Komponenten möglicher Schadensersatzzahlungen
Besonders aufschlussreich sind zwei prominente Präzedenzfälle der jüngeren Vergangenheit:
Goldman Sachs vs. Pensionsfonds (2021)
– Ursprüngliche Forderung: 890 Mio. USD
– Vergleichssumme: 2,9 Mrd. USD
– Multiplikator: 3,26
Wells Fargo Skandal (2018)
– Ursprüngliche Forderung: 480 Mio. USD
– Jury-Urteil: 1,9 Mrd. USD
– Multiplikator: 3,96
„Diese Präzedenzfälle zeigen deutlich, welches Potenzial in unserem Fall steckt“, erklärt Kay Rieck, Gründer der DOGSA. „Die Kombination aus systematischem Betrug und dem US-Jury-System spricht für eine erhebliche Ausweitung der Schadensersatzsumme.“
Besonderheiten des Jury-Systems
Das US-Rechtssystem sieht bei nachgewiesenem systematischem Betrug mehrere Schadenskomponenten vor. Neben dem direkten Schaden von 650 Millionen USD können Strafschadensersatz bis zum Dreifachen des Basisschadens sowie Verzugszinsen hinzukommen. Juristische Experten bestätigen, dass US-Geschworene bei nachgewiesenem systematischem Betrug besonders bei Fällen, in denen Privatanleger geschädigt wurden, zu maximalen Strafzahlungen neigen.
Potenzielle Gesamtsumme
Die Erfahrung zeigt, dass sich die Gesamtsumme aus verschiedenen Komponenten zusammensetzt. Der Basisschaden von 650 Millionen USD kann sich durch Strafzahlungen und Verzugszinsen auf bis zu 2,775 Milliarden USD erhöhen. „Wir sehen in der aktuellen Forderung eher eine konservative Untergrenze“, betont Rieck als Vertreter der Alecto Capital Limited, die als Vertretungsgesellschaft die Ansprüche der DOGSA-Aktionäre bündelt. „Die Historie vergleichbarer Fälle zeigt, dass Jurys bei systematischem Fehlverhalten gegenüber Privatanlegern deutlich höhere Summen zusprechen.“
Vergleichsdruck und Prozessrisiken
Die Aussicht auf ein Jury-Verfahren erhöht den Druck auf ECP erheblich. Branchenexperten verweisen darauf, dass in 85% der vergleichbaren Fälle maximale Strafzahlungen verhängt wurden. Die durchschnittliche Verfahrensdauer von 18-24 Monaten und die Tatsache, dass in 92% der Fälle ein Vergleich vor dem Jury-Urteil erzielt wird, sprechen für eine außergerichtliche Einigung.
Fazit und Ausblick
„Die Wahrscheinlichkeit einer deutlichen Erhöhung der Schadensersatzsumme ist sehr hoch“, fasst Rieck zusammen. „Das US-Jury-System, die klare Beweislage und die historischen Präzedenzfälle sprechen eine deutliche Sprache.“ Für die DOGSA-Aktionäre bedeutet dies: Die ursprüngliche Forderung von 650 Millionen Dollar dürfte erst der Anfang sein.
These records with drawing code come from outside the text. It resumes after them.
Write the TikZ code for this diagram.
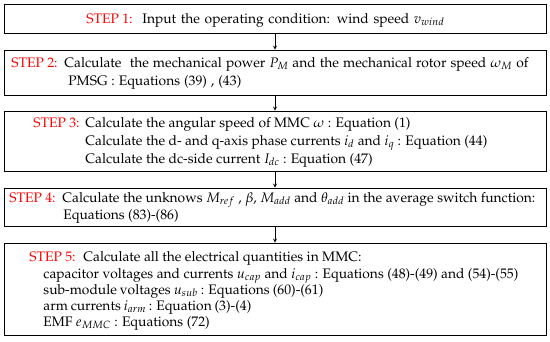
\documentclass[tikz,border=0pt]{standalone}
\usepackage[T1]{fontenc}
\usepackage{mathpazo}
\usepackage{xcolor}
\usepackage{graphicx}
\newcommand{\spreadto}[2]{\makebox[#1][s]{#2}}
\tikzset{
  stepbox/.style={draw, rectangle, minimum width=542pt, inner sep=0pt},
  steplabel/.style={anchor=base west, inner sep=0pt, text=red, font=\fontsize{13.8}{16}\selectfont},
  txt/.style={anchor=base west, inner sep=0pt, font=\fontsize{13.8}{16}\selectfont}
}
\begin{document}
\begin{tikzpicture}[>=stealth, thick, x=1pt, y=-1pt]
\useasboundingbox (0,0) rectangle (550,341);
\node[stepbox, minimum height=29pt] (b1) at (275,18.5) {};
\node[stepbox, minimum height=45pt] (b2) at (275,72.5) {};
\node[stepbox, minimum height=60pt] (b3) at (275,141) {};
\node[stepbox, minimum height=38pt] (b4) at (275,207) {};
\node[stepbox, minimum height=92pt] (b5) at (275,289) {};
\draw[->] (b1) -- (b2);
\draw[->] (b2) -- (b3);
\draw[->] (b3) -- (b4);
\draw[->] (b4) -- (b5);
% step 1
\node[steplabel] (l1) at (86,23) {STEP 1:};
\node[txt] (t1) at (142,23) {\spreadto{302pt}{Input the operating condition: wind speed $v_{wind}$}};
% step 2
\node[steplabel] (l2) at (11,67) {STEP 2:};
\node[txt] (t2a) at (64,67) {\spreadto{464pt}{Calculate\ \ the mechanical power $P_M$ and the mechanical rotor speed $\omega_M$ of}};
\node[txt] (t2b) at (68,85) {\spreadto{173pt}{PMSG : Equations (39) , (43)}};
% step 3
\node[steplabel] (l3) at (33,127) {STEP 3:};
\node[txt] (t3a) at (85,127) {Calculate the angular speed of MMC $\omega$ : Equation (1)};
\node[txt] (t3b) at (85,145) {Calculate the d- and q-axis phase currents $i_d$ and $i_q$ : Equation (44)};
\node[txt] (t3c) at (85,163) {Calculate the dc-side current $I_{dc}$ : Equation (47)};
% step 4
\node[steplabel] (l4) at (9,202) {STEP 4:};
\node[txt] (t4a) at (62,202) {\spreadto{473pt}{Calculate the unknows $M_{ref}$ , $\beta$, $M_{add}$ and $\theta_{add}$ in the average switch function:}};
\node[txt] (t4b) at (63,219) {Equations (83)-(86)};
% step 5
\node[steplabel] (l5) at (29,261) {STEP 5:};
\node[txt] (t5a) at (83,261) {Calculate all the electrical quantities in MMC:};
\node[txt] (t5b) at (43,278) {\resizebox{475pt}{\height}{capacitor voltages and currents $u_{cap}$ and $i_{cap}$ : Equations (48)-(49) and (54)-(55)}};
\node[txt] (t5c) at (43,294) {\spreadto{280pt}{sub-module voltages $u_{sub}$ : Equations (60)-(61)}};
\node[txt] (t5d) at (43,310) {\spreadto{208pt}{arm currents $i_{arm}$ : Equation (3)-(4)}};
\node[txt] (t5e) at (43,326) {EMF $e_{MMC}$ : Equations (72)};
\end{tikzpicture}
\end{document}
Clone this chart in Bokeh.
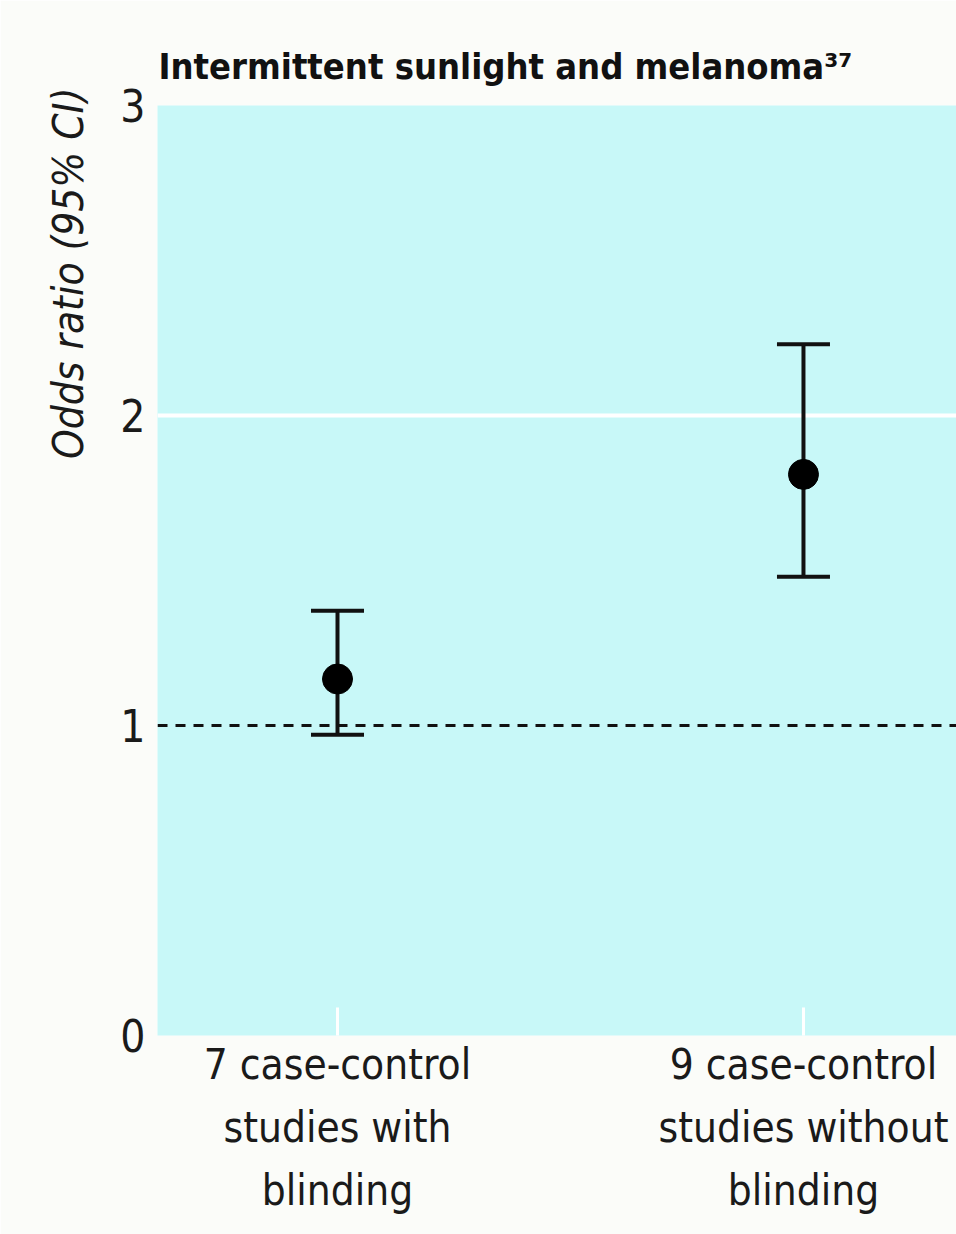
from bokeh.plotting import figure
from bokeh.models import (Range1d, FixedTicker, Span, Whisker, TeeHead, ColumnDataSource, Title)
from bokeh.embed import file_html
from bokeh.resources import INLINE

# ---- data ----
categories = ["7 case-control\nstudies with\nblinding", "9 case-control\nstudies without\nblinding"]
odds_ratio = [1.15, 1.81]
ci_lower = [0.97, 1.48]
ci_upper = [1.37, 2.23]
y_ticks = [0, 1, 2, 3]
title_text = "Intermittent sunlight and melanoma\u00b3\u2077"
y_label = "Odds ratio (95% CI)"

FONT = "Noto Sans Condensed, DejaVu Sans Condensed, Roboto"
BG = "#fbfcf9"
PLOT_BG = "#c8f8f8"
INK = "#1a1a1a"

xpos = list(range(len(categories)))
src = ColumnDataSource(dict(x=xpos, y=odds_ratio, lo=ci_lower, hi=ci_upper))

p = figure(width=956, height=1234, output_backend="svg", toolbar_location=None,
           x_range=Range1d(-0.3863, 1.3284), y_range=Range1d(0, 3),
           min_border_left=157, min_border_right=0, min_border_top=105, min_border_bottom=199)
p.background_fill_color = PLOT_BG
p.border_fill_color = BG
p.outline_line_color = None

# axes
p.xaxis.ticker = FixedTicker(ticks=xpos)
p.xaxis.major_label_overrides = {i: c for i, c in enumerate(categories)}
p.xaxis.axis_line_color = None
p.xaxis.major_tick_in = 28
p.xaxis.major_tick_out = 0
p.xaxis.major_tick_line_color = "white"
p.xaxis.major_tick_line_width = 3
p.xaxis.minor_tick_line_color = None
p.xaxis.major_label_text_font = FONT
p.xaxis.major_label_text_font_size = "42px"
p.xaxis.major_label_text_line_height = 1.29
p.xaxis.major_label_text_color = INK
p.xaxis.major_label_standoff = 4

p.yaxis.ticker = FixedTicker(ticks=y_ticks)
p.yaxis.axis_line_color = None
p.yaxis.major_tick_line_color = None
p.yaxis.minor_tick_line_color = None
p.yaxis.major_label_text_font = FONT
p.yaxis.major_label_text_font_size = "44px"
p.yaxis.major_label_text_color = INK
p.yaxis.major_label_standoff = 6

p.xgrid.grid_line_color = None
p.ygrid.ticker = FixedTicker(ticks=[2])
p.ygrid.grid_line_color = "white"
p.ygrid.grid_line_width = 4
p.ygrid.grid_line_alpha = 1

# reference line at OR = 1
p.add_layout(Span(location=1, dimension="width", line_color="#111111",
                  line_width=3, line_dash="10 8"))

# error bars and points
w = Whisker(source=src, base="x", lower="lo", upper="hi", line_color="#111111", line_width=4,
            upper_head=TeeHead(size=53, line_color="#111111", line_width=4),
            lower_head=TeeHead(size=53, line_color="#111111", line_width=4))
p.add_layout(w)
p.scatter("x", "y", source=src, size=30, color="#000000")

# title and y label
p.add_layout(Title(text=title_text, align="left", offset=1, standoff=38,
                   text_font=FONT, text_font_style="bold", text_font_size="36px",
                   text_color="#111111"), "above")
p.add_layout(Title(text=y_label, align="right", offset=-18, standoff=50,
                   text_font=FONT, text_font_style="italic", text_font_size="42px",
                   text_color=INK), "left")

open("out.html", "w").write(file_html(p, INLINE))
Die Erfahrung aus vergleichbaren Fällen zeigt, dass besonders bei nachgewiesenem systematischem Betrug die Jury-Urteile oder Vergleichssummen deutlich über den ursprünglichen Forderungen liegen. In den kommenden Monaten wird sich zeigen, ob ECP das erhebliche Risiko eines Jury-Verfahrens eingeht oder den Weg eines kostspieligeren, aber kalkulierbaren Vergleichs wählt. Die bisherige Entwicklung vergleichbarer Fälle deutet stark auf Letzteres hin.